Trichet nevertheless calls the ECB's monetary-policy stance "appropriate". The central bank president is focusing on tougher fiscal discipline as the path to assure growth after runaway deficits led to Greece's near-default and a continental debt crisis.

"It's a nice idea to co-ordinate policy but a central bank has to do what's appropriate for its own economy," said DeAnne Julius, a former Bank of England policy maker who is now chairman of Chatham House, an international research group in London.

"It's difficult to do otherwise, economically and politically."

On Wednesday in Washington, at about 2.15pm local time, the Fed will release its policy decision. About 18 hours later, at noon in London, the UK central bank will announce its move. The ECB will go public with its decision 45 minutes later in Frankfurt. The Bank of Japan concludes its talks on Friday at about noon local time.

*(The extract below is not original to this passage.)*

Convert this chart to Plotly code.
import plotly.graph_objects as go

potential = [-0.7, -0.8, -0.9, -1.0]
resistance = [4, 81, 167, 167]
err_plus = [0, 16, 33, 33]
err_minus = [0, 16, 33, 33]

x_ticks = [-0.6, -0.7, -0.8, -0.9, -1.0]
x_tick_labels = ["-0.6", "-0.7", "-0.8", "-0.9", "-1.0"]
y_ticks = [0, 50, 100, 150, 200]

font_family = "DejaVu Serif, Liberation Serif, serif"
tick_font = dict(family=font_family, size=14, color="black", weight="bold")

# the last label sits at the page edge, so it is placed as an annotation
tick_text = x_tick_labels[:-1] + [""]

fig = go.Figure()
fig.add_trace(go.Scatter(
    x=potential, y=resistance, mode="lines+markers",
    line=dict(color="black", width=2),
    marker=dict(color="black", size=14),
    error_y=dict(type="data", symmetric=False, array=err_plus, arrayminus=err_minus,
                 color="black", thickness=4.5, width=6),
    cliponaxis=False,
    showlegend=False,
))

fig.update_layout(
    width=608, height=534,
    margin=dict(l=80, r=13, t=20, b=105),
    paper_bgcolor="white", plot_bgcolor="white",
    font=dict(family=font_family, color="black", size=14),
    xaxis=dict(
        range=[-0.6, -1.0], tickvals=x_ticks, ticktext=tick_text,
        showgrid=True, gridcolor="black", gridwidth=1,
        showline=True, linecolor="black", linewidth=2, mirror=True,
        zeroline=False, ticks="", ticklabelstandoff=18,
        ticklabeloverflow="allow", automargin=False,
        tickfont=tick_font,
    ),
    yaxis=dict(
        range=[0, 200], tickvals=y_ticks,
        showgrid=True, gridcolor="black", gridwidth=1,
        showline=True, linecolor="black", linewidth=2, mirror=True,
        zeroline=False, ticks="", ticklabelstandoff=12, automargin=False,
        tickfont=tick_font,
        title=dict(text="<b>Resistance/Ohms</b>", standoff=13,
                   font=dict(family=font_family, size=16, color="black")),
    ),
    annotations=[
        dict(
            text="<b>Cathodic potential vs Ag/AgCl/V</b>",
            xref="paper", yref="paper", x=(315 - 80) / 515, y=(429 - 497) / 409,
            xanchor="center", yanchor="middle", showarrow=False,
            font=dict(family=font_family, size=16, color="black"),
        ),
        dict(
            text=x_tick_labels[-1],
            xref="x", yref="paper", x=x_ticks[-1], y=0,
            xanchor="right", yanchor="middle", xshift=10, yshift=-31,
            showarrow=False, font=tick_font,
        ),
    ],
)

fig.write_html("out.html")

Since Bernanke said on August 27 that his central bank was prepared to add stimulus if necessary, the Standard and Poor's 500 Index has gained 13 per cent, while the dollar has declined about 7 per cent against a basket of six currencies. Estimates for the ultimate size of the Fed's asset-buying programme include US$1 trillion ($1.3 trillion) by BofA-Merrill Lynch and US$2 trillion by Goldman Sachs.

Some companies in the US and UK stand to gain from monetary stimulus and weaker currencies.

Caterpillar, the world's largest maker of construction and mining equipment, predicts about a one-third increase in US new-home starts next year, partly because of Fed easing.

The risk of the ECB's tightening bias is that a stronger euro threatens exports, which have led the region's recovery, as well as the ability of so-called peripheral economies such as Greece to escape deflation. The single currency has gained about 7 per cent against the dollar since mid-September.

The Bank of England is caught between the ECB and Fed. Its policy makers last month indicated they moved further toward raising their asset-purchase programme from £200 billion ($419 billion), according to the minutes of an October 7 meeting at which they split three ways over what to do. Thirty- eight out of 40 economists surveyed by Bloomberg News say policy makers won't change their programme this week.

The BOJ's Shirakawa said that shifting the date of his policy meeting to this week from November 15-16 wasn't linked to the Fed.